Updated

In an all-too-familiar drill, Floridians got out of town or boarded up their windows and stocked up on canned food Friday as Hurricane Ivan (search) threatened the state with its third thrashing in a month.

Business owners in the Florida Keys (search) faced another bad weekend as tourists and residents fleeing the storm crowded the lone highway that leads to the mainland.

Around the state, meanwhile, more than three-quarters of a million victims of last weekend's Hurricane Frances (search) were still without electricity in the almost 90-degree heat and high humidity, and thousands had to cope with sewage backups in Palm Beach County.

Ivan is expected to arrive in the Keys on Monday, exactly a month after Hurricane Charley (search) ripped across the state from the west. Fatigued residents covered windows with shutters and plywood.

"First it was Charley, then Frances, and it's like, 'Oh, please leave us alone. No more storms,"' Ruth Naset said as she closed her family's business on Duval Street, Key West's main drag.

Together, Charley and Frances killed at least 50 people in Florida and caused up to $20 billion in damage, making this season the state's worst since 1992. Florida has not been hit by three hurricanes in a single season since 1964.

Ivan, with winds of up to 145 mph Friday, left at least 33 people dead as it continued its march across the Caribbean. The hurricane, a Category 4 on a scale with 5 as the strongest, was expected to hit Jamaica late Friday or early Saturday, then Cuba and the Keys.

At 5 p.m., Ivan was centered about 80 miles southeast of Kingston, Jamaica, or about 630 miles southeast of Key West. It was moving northwest at 13 mph.

Across Florida, long lines reappeared at gas stations. Officials reassured residents that more than 1,000 tanker trucks were resupplying gas stations left dry when Floridians fled Frances last week. Shoppers descended on hardware stores and supermarkets to buy supplies, but many found empty shelves.

"I'm thinking of asking someone in New York to buy the generator and ship it down. I'll probably get one faster that way," said Vincent Giscombe of West Palm Beach, after a fruitless search of Home Depot stores.

Gov. Jeb Bush (search) said stores were working to restock their shelves and told people to buy enough food and water for two weeks. He urged evacuees to travel only as far as necessary to get out of flood zones.

Houses and stores in the Keys were boarded up as Monroe County officials urged the evacuation of the entire 100-mile chain of islands, which are highly vulnerable to storm surge because they barely rise out of the water. For the third time in a month, tourists were told to leave Thursday. The chain's 79,000 residents were told to leave by Friday, the first such evacuation in three years.

The evacuations promised to deprive businesses of the tourism dollars that are the area's lifeblood.
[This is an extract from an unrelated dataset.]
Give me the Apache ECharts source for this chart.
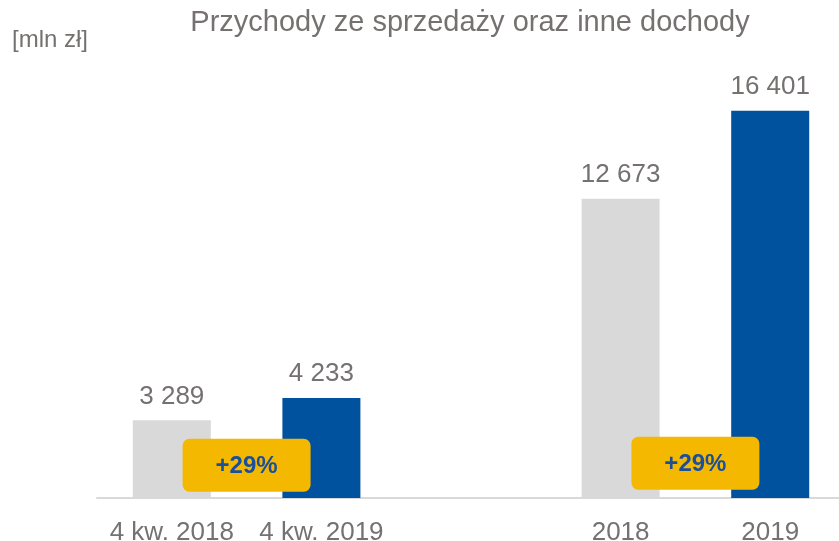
<!DOCTYPE html>
<html>
<head>
<meta charset="utf-8">
<script src="https://cdn.jsdelivr.net/npm/echarts@6/dist/echarts.min.js"></script>
<style>
  html, body { margin: 0; padding: 0; background: #fff; }
  #chart { width: 839px; height: 541px; }
</style>
</head>
<body>
<div id="chart"></div>
<script>
// dane
var categories = ['4 kw. 2018', '4 kw. 2019', '', '2018', '2019'];
var values = [3289, 4233, null, 12673, 16401];
var barColors = ['#d9d9d9', '#00519e', null, '#d9d9d9', '#00519e'];
// ramki z dynamiką: [od kategorii, do kategorii, wysokość środka, tekst]
var changeBoxes = [[0, 1, 1390, '+29%'], [3, 4, 1470, '+29%']];

var font = 'Liberation Sans, Arial, sans-serif';
var grey = '#767171';

var chart = echarts.init(document.getElementById('chart'));

var option = {
  animation: false,
  graphic: [{
    type: 'text', x: 470, y: 8,
    style: {
      text: 'Przychody ze sprzedaży oraz inne dochody', align: 'center',
      fontFamily: font, fontSize: 29, fill: grey
    }
  }, {
    type: 'text', left: 12, top: 28,
    style: { text: '[mln zł]', fontFamily: font, fontSize: 24, fill: grey }
  }],
  grid: { left: 97, top: 73, width: 748, height: 425, outerBoundsMode: 'none' },
  xAxis: {
    type: 'category',
    data: categories,
    axisLine: { lineStyle: { color: '#d9d9d9', width: 2 } },
    axisTick: { show: false },
    axisLabel: { fontFamily: font, fontSize: 26, color: grey, margin: 22, interval: 0 }
  },
  yAxis: {
    type: 'value', min: 0, max: 18000,
    show: false, splitLine: { show: false }
  },
  series: [{
    type: 'bar',
    barWidth: 78,
    data: values.map(function (v, i) {
      return { value: v, itemStyle: { color: barColors[i] } };
    }),
    label: {
      show: true, position: 'top', distance: 11,
      fontFamily: font, fontSize: 26, color: grey,
      formatter: function (p) {
        return String(p.value).replace(/\B(?=(\d{3})+(?!\d))/g, ' ');
      }
    }
  }, {
    type: 'custom',
    data: changeBoxes,
    z: 5,
    renderItem: function (params, api) {
      var a = api.coord([api.value(0), api.value(2)]);
      var b = api.coord([api.value(1), api.value(2)]);
      var cx = (a[0] + b[0]) / 2, cy = a[1];
      var w = 128, h = 53;
      return {
        type: 'group',
        children: [{
          type: 'rect',
          shape: { x: cx - w / 2, y: cy - h / 2, width: w, height: h, r: 7 },
          style: { fill: '#f5b800' }
        }, {
          type: 'text',
          style: {
            x: cx, y: cy + 1, text: changeBoxes[params.dataIndex][3],
            align: 'center', verticalAlign: 'middle',
            fontFamily: font, fontSize: 24, fontWeight: 'bold', fill: '#1a4f9c'
          }
        }]
      };
    }
  }]
};

chart.setOption(option);
</script>
</body>
</html>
Florida's $50 billion-a-year tourism industry is already struggling to recover from Charley and Frances, which shut down theme parks and kept visitors away from beaches.

On Friday, sales at Millie's Sundries in Key West to drop from about $1,500 for a normal morning to about $300, clerk Jose Moya said.

"Charley hit and the season died," Moya said. "It's going to be a ghost town for the rest of summer — if we make it."

Lori Rheingold, 44, who was waiting to catch a Greyhound bus to Miami, said she had weathered every hurricane in Key West for the last 26 years, but the law of averages was starting to nag at her.

"You can only go so many years," she said. "Eventually Key West is not going to be so lucky."